Copy all lines below exactly as written. Leave pictures out.

>> start

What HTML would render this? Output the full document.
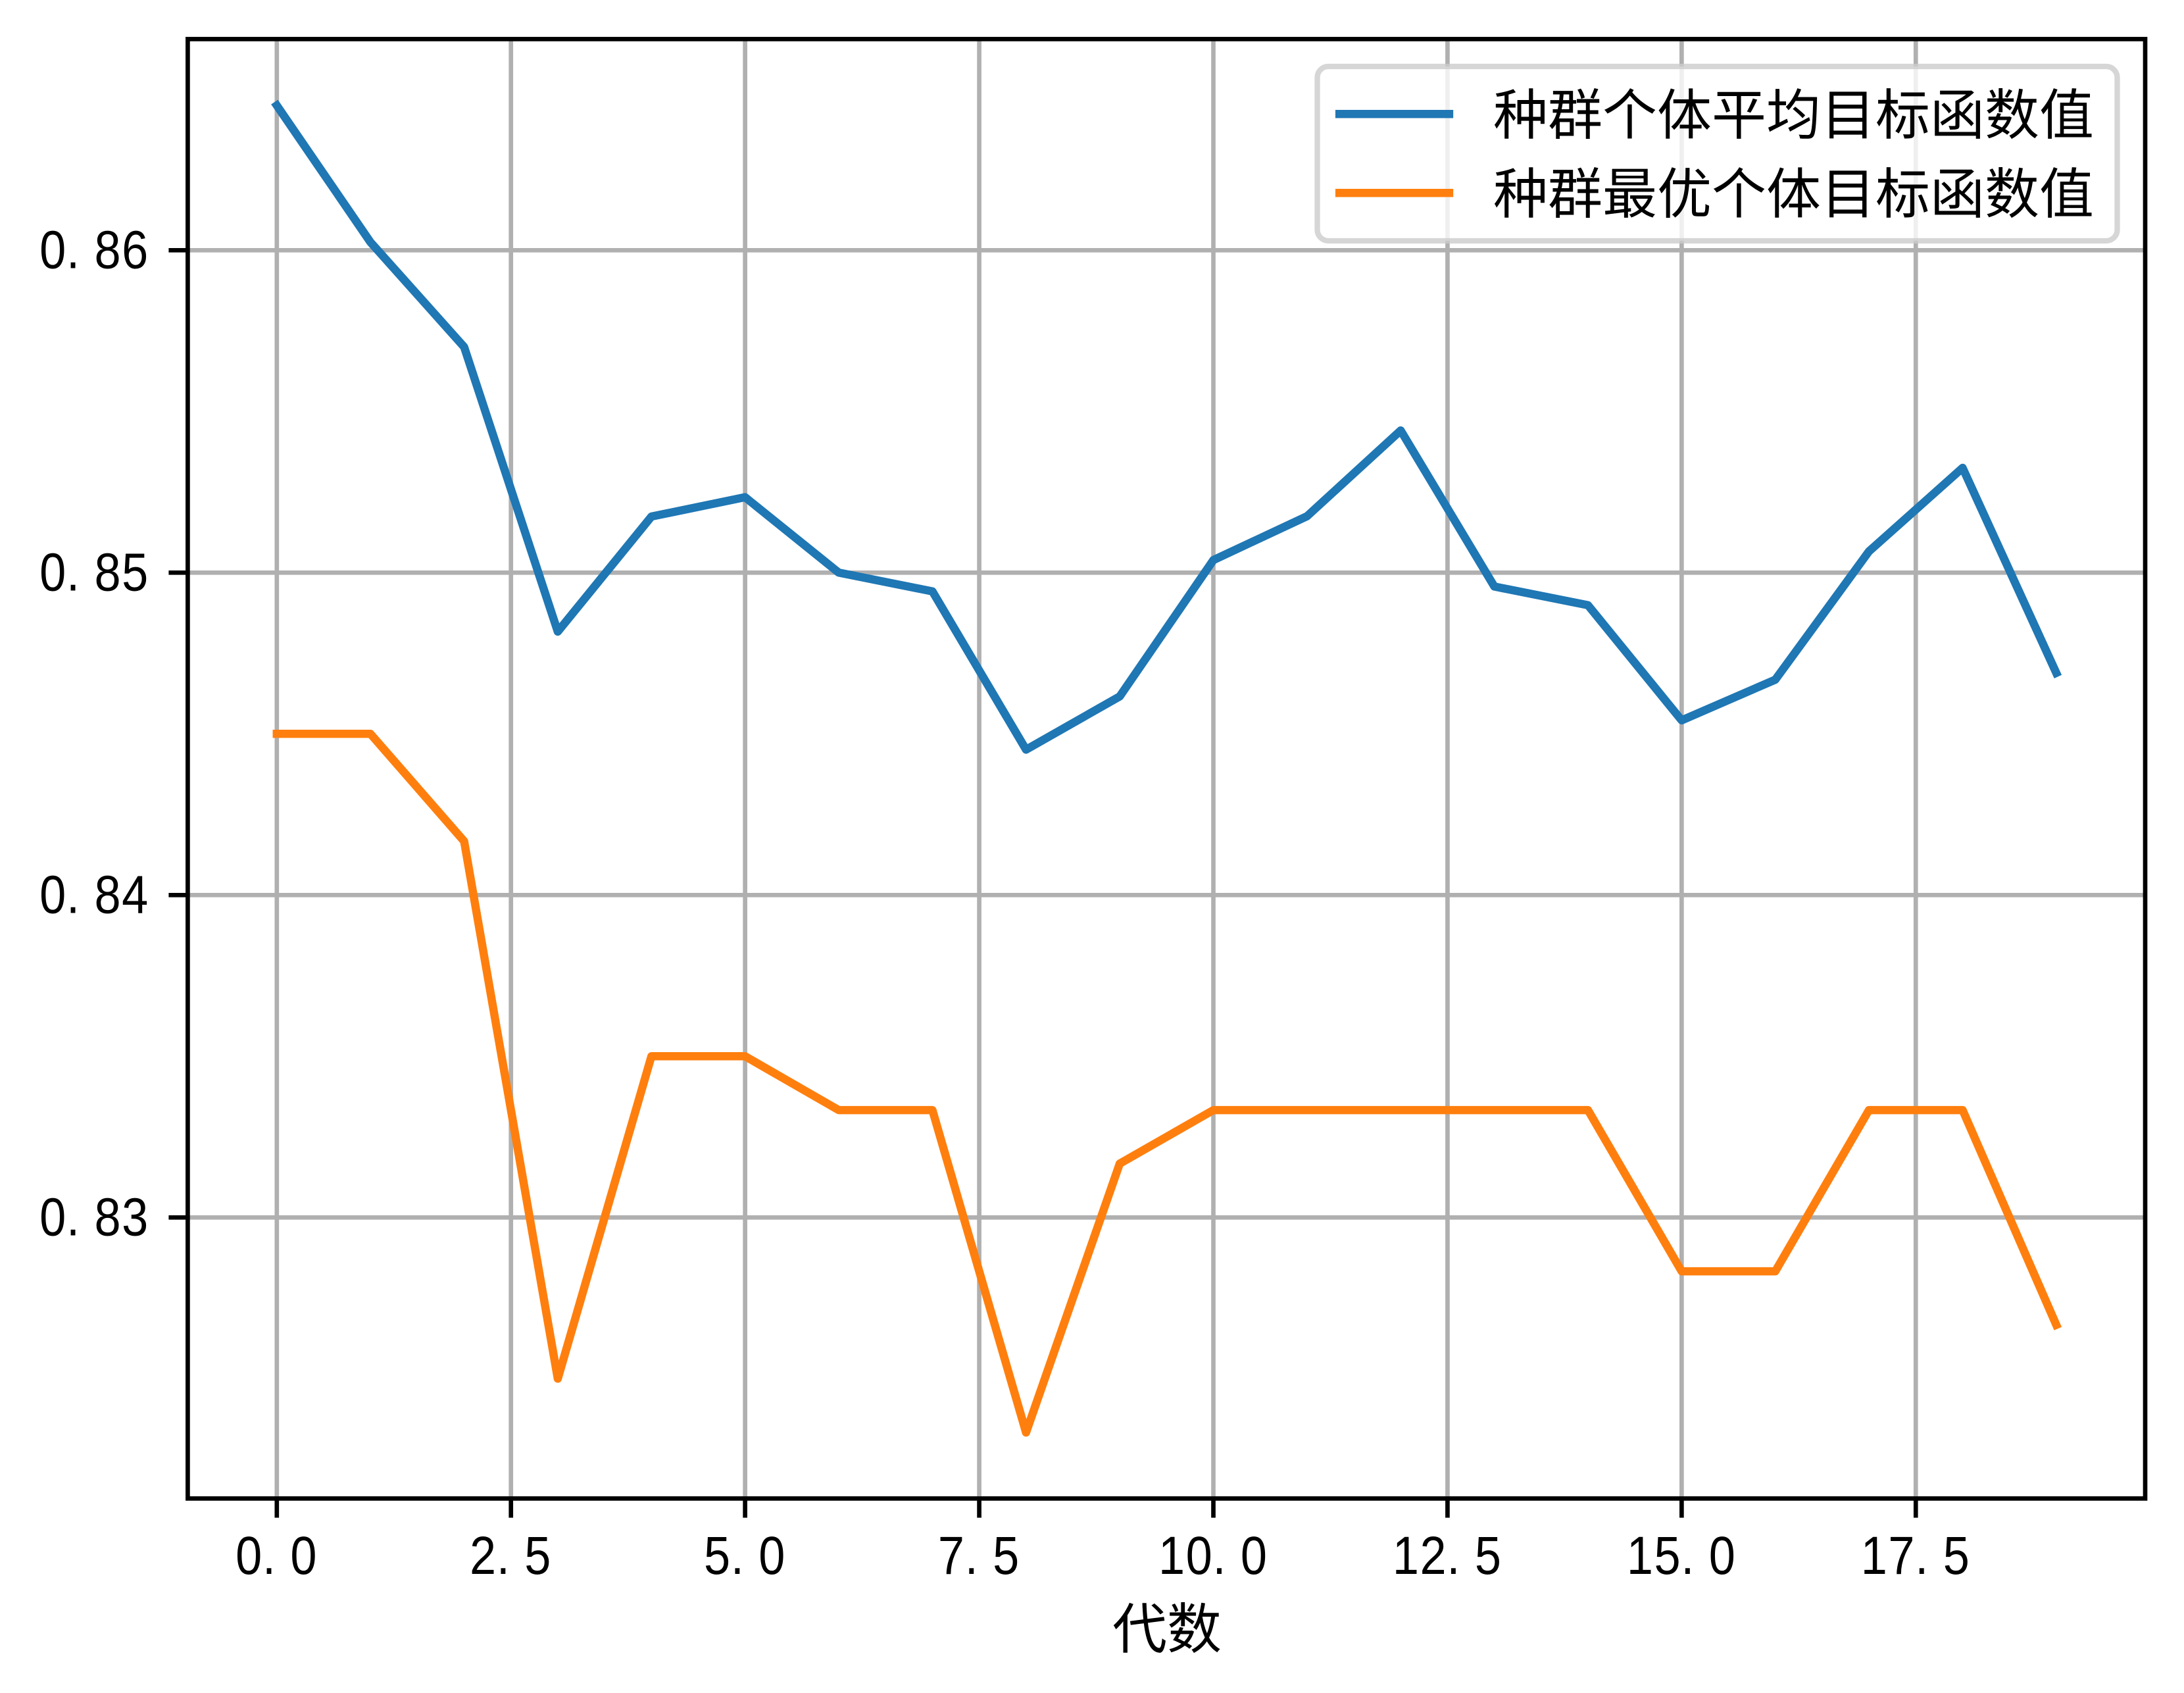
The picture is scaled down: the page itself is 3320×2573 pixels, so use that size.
<!DOCTYPE html>
<html lang="zh">
<head>
<meta charset="utf-8">
<title>种群目标函数值</title>
<style>
html,body{margin:0;padding:0;background:#fff;width:3320px;height:2573px;overflow:hidden}
svg{display:block}
.cjk{font-family:"Liberation Sans","Noto Sans CJK SC",sans-serif;font-size:83px;fill:#000}
.num{font-family:"Liberation Sans",sans-serif;font-size:82px;fill:#000}
</style>
</head>
<body>
<svg id="chart" xmlns="http://www.w3.org/2000/svg" width="3320" height="2573" viewBox="0 0 3320 2573">
  <rect x="0" y="0" width="3320" height="2573" fill="#ffffff"/>
  <g id="grid"></g>
  <g id="series"></g>
  <rect x="285.4" y="59.4" width="2975.6" height="2218" fill="none" stroke="#000" stroke-width="6.67"/>
  <g id="ticks"></g>
  <g id="labels"></g>
  <text class="cjk" x="1774" y="2505" text-anchor="middle">代数</text>
  <g>
    <rect x="2002.5" y="101" width="1216" height="265" rx="16.7" ry="16.7" fill="#ffffff" fill-opacity="0.8" stroke="#cccccc" stroke-opacity="0.8" stroke-width="8.33"/>
    <line id="legend-line-a" x1="2036.2" x2="2202.9" y1="173.3" y2="173.3" stroke-width="12.5" stroke-linecap="square"/>
    <text class="cjk" x="2270" y="204">种群个体平均目标函数值</text>
    <line id="legend-line-b" x1="2036.2" x2="2202.9" y1="293.3" y2="293.3" stroke-width="12.5" stroke-linecap="square"/>
    <text class="cjk" x="2270" y="324">种群最优个体目标函数值</text>
  </g>
</svg>
<script>
// Chart data
const generations = [0,1,2,3,4,5,6,7,8,9,10,11,12,13,14,15,16,17,18,19];
const averageValues = [0.86449,0.86025,0.85700,0.84817,0.85174,0.85234,0.85000,0.84942,0.84451,0.84616,0.85039,0.85175,0.85441,0.84957,0.84899,0.84542,0.84668,0.85066,0.85325,0.84689];
const bestValues = [0.84500,0.84500,0.84167,0.82500,0.83500,0.83500,0.83333,0.83333,0.82333,0.83167,0.83333,0.83333,0.83333,0.83333,0.83333,0.82833,0.82833,0.83333,0.83333,0.82667];
const xTickValues = [0,2.5,5,7.5,10,12.5,15,17.5];
const xTickLabels = ["0.0","2.5","5.0","7.5","10.0","12.5","15.0","17.5"];
const yTickValues = [0.83,0.84,0.85,0.86];
const yTickLabels = ["0.83","0.84","0.85","0.86"];
const seriesColors = ["#1f77b4","#ff7f0e"];

// Axis functions
function xScale(v){ return 420.8 + v * 142.37; }
function yScale(v){ return 870.3 - (v - 0.85) * 49000; }

const NS = "http://www.w3.org/2000/svg";
const gridGroup = document.getElementById("grid");
const seriesGroup = document.getElementById("series");
const tickGroup = document.getElementById("ticks");
const labelGroup = document.getElementById("labels");
const GLYPH_SCALE = 0.88;
const CELL = 41.65;
const GLYPH_WIDTH = 40.1;

function drawLine(parent, x1, y1, x2, y2, color, width){
  const l = document.createElementNS(NS, "line");
  l.setAttribute("x1", x1);
  l.setAttribute("y1", y1);
  l.setAttribute("x2", x2);
  l.setAttribute("y2", y2);
  l.setAttribute("stroke", color);
  l.setAttribute("stroke-width", width);
  parent.appendChild(l);
  return l;
}

function drawLabel(str, startX, baseline){
  const t = document.createElementNS(NS, "text");
  const xs = [];
  for (let i = 0; i < str.length; i++) {
    const cell = startX + i * CELL;
    const px = str[i] === "." ? cell : cell + (CELL - GLYPH_WIDTH) / 2;
    xs.push((px / GLYPH_SCALE).toFixed(2));
  }
  t.setAttribute("class", "num");
  t.setAttribute("x", xs.join(" "));
  t.setAttribute("y", baseline);
  t.setAttribute("transform", "scale(" + GLYPH_SCALE + ",1)");
  t.textContent = str;
  labelGroup.appendChild(t);
  return t;
}

xTickValues.forEach(function(v, i){
  const gx = drawLine(gridGroup, xScale(v), 59.4, xScale(v), 2277.4, "#b0b0b0", 6.67);
  
  
  const tx = drawLine(tickGroup, xScale(v), 2277.4, xScale(v), 2306.6, "#000", 6.67);
  
  
  const label = xTickLabels[i];
  const lx = drawLabel(label, xScale(v) - label.length * CELL / 2 - 1, 2392);
  
  
});

yTickValues.forEach(function(v, i){
  const gy = drawLine(gridGroup, 285.4, yScale(v), 3261, yScale(v), "#b0b0b0", 6.67);
  
  
  const ty = drawLine(tickGroup, 285.4, yScale(v), 256.4, yScale(v), "#000", 6.67);
  
  
  const label = yTickLabels[i];
  const ly = drawLabel(label, 226 - label.length * CELL, yScale(v) + 27);
  
  
});

function drawSeries(values, color){
  const p = document.createElementNS(NS, "polyline");
  const pts = values.map(function(v, i){
    return xScale(generations[i]).toFixed(2) + "," + yScale(v).toFixed(2);
  });
  p.setAttribute("points", pts.join(" "));
  p.setAttribute("fill", "none");
  p.setAttribute("stroke", color);
  p.setAttribute("stroke-width", 12.5);
  p.setAttribute("stroke-linecap", "square");
  p.setAttribute("stroke-linejoin", "round");
  seriesGroup.appendChild(p);
  return p;
}

const avgLine = drawSeries(averageValues, seriesColors[0]);


const bestLine = drawSeries(bestValues, seriesColors[1]);



document.getElementById("legend-line-a").setAttribute("stroke", seriesColors[0]);
document.getElementById("legend-line-b").setAttribute("stroke", seriesColors[1]);
</script>
</body>
</html>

>> end

■ ANSWER BELOW:
What HTML would render this? Output the full document.
The picture is scaled down: the page itself is 3320×2573 pixels, so use that size.
<!DOCTYPE html>
<html lang="zh">
<head>
<meta charset="utf-8">
<title>种群目标函数值</title>
<style>
html,body{margin:0;padding:0;background:#fff;width:3320px;height:2573px;overflow:hidden}
svg{display:block}
.cjk{font-family:"Liberation Sans","Noto Sans CJK SC",sans-serif;font-size:83px;fill:#000}
.num{font-family:"Liberation Sans",sans-serif;font-size:82px;fill:#000}
</style>
</head>
<body>
<svg id="chart" xmlns="http://www.w3.org/2000/svg" width="3320" height="2573" viewBox="0 0 3320 2573">
  <rect x="0" y="0" width="3320" height="2573" fill="#ffffff"/>
  <g id="grid"></g>
  <g id="series"></g>
  <rect x="285.4" y="59.4" width="2975.6" height="2218" fill="none" stroke="#000" stroke-width="6.67"/>
  <g id="ticks"></g>
  <g id="labels"></g>
  <text class="cjk" x="1774" y="2505" text-anchor="middle">代数</text>
  <g>
    <rect x="2002.5" y="101" width="1216" height="265" rx="16.7" ry="16.7" fill="#ffffff" fill-opacity="0.8" stroke="#cccccc" stroke-opacity="0.8" stroke-width="8.33"/>
    <line id="legend-line-a" x1="2036.2" x2="2202.9" y1="173.3" y2="173.3" stroke-width="12.5" stroke-linecap="square"/>
    <text class="cjk" x="2270" y="204">种群个体平均目标函数值</text>
    <line id="legend-line-b" x1="2036.2" x2="2202.9" y1="293.3" y2="293.3" stroke-width="12.5" stroke-linecap="square"/>
    <text class="cjk" x="2270" y="324">种群最优个体目标函数值</text>
  </g>
</svg>
<script>
// Chart data
const generations = [0,1,2,3,4,5,6,7,8,9,10,11,12,13,14,15,16,17,18,19];
const averageValues = [0.86449,0.86025,0.85700,0.84817,0.85174,0.85234,0.85000,0.84942,0.84451,0.84616,0.85039,0.85175,0.85441,0.84957,0.84899,0.84542,0.84668,0.85066,0.85325,0.84689];
const bestValues = [0.84500,0.84500,0.84167,0.82500,0.83500,0.83500,0.83333,0.83333,0.82333,0.83167,0.83333,0.83333,0.83333,0.83333,0.83333,0.82833,0.82833,0.83333,0.83333,0.82667];
const xTickValues = [0,2.5,5,7.5,10,12.5,15,17.5];
const xTickLabels = ["0.0","2.5","5.0","7.5","10.0","12.5","15.0","17.5"];
const yTickValues = [0.83,0.84,0.85,0.86];
const yTickLabels = ["0.83","0.84","0.85","0.86"];
const seriesColors = ["#1f77b4","#ff7f0e"];

// Axis functions
function xScale(v){ return 420.8 + v * 142.37; }
function yScale(v){ return 870.3 - (v - 0.85) * 49000; }

const NS = "http://www.w3.org/2000/svg";
const gridGroup = document.getElementById("grid");
const seriesGroup = document.getElementById("series");
const tickGroup = document.getElementById("ticks");
const labelGroup = document.getElementById("labels");
const GLYPH_SCALE = 0.88;
const CELL = 41.65;
const GLYPH_WIDTH = 40.1;

function drawLine(parent, x1, y1, x2, y2, color, width){
  const l = document.createElementNS(NS, "line");
  l.setAttribute("x1", x1);
  l.setAttribute("y1", y1);
  l.setAttribute("x2", x2);
  l.setAttribute("y2", y2);
  l.setAttribute("stroke", color);
  l.setAttribute("stroke-width", width);
  parent.appendChild(l);
  return l;
}

function drawLabel(str, startX, baseline){
  const t = document.createElementNS(NS, "text");
  const xs = [];
  for (let i = 0; i < str.length; i++) {
    const cell = startX + i * CELL;
    const px = str[i] === "." ? cell : cell + (CELL - GLYPH_WIDTH) / 2;
    xs.push((px / GLYPH_SCALE).toFixed(2));
  }
  t.setAttribute("class", "num");
  t.setAttribute("x", xs.join(" "));
  t.setAttribute("y", baseline);
  t.setAttribute("transform", "scale(" + GLYPH_SCALE + ",1)");
  t.textContent = str;
  labelGroup.appendChild(t);
  return t;
}

xTickValues.forEach(function(v, i){
  const gx = drawLine(gridGroup, xScale(v), 59.4, xScale(v), 2277.4, "#b0b0b0", 6.67);
  
  
  const tx = drawLine(tickGroup, xScale(v), 2277.4, xScale(v), 2306.6, "#000", 6.67);
  
  
  const label = xTickLabels[i];
  const lx = drawLabel(label, xScale(v) - label.length * CELL / 2 - 1, 2392);
  
  
});

yTickValues.forEach(function(v, i){
  const gy = drawLine(gridGroup, 285.4, yScale(v), 3261, yScale(v), "#b0b0b0", 6.67);
  
  
  const ty = drawLine(tickGroup, 285.4, yScale(v), 256.4, yScale(v), "#000", 6.67);
  
  
  const label = yTickLabels[i];
  const ly = drawLabel(label, 226 - label.length * CELL, yScale(v) + 27);
  
  
});

function drawSeries(values, color){
  const p = document.createElementNS(NS, "polyline");
  const pts = values.map(function(v, i){
    return xScale(generations[i]).toFixed(2) + "," + yScale(v).toFixed(2);
  });
  p.setAttribute("points", pts.join(" "));
  p.setAttribute("fill", "none");
  p.setAttribute("stroke", color);
  p.setAttribute("stroke-width", 12.5);
  p.setAttribute("stroke-linecap", "square");
  p.setAttribute("stroke-linejoin", "round");
  seriesGroup.appendChild(p);
  return p;
}

const avgLine = drawSeries(averageValues, seriesColors[0]);


const bestLine = drawSeries(bestValues, seriesColors[1]);



document.getElementById("legend-line-a").setAttribute("stroke", seriesColors[0]);
document.getElementById("legend-line-b").setAttribute("stroke", seriesColors[1]);
</script>
</body>
</html>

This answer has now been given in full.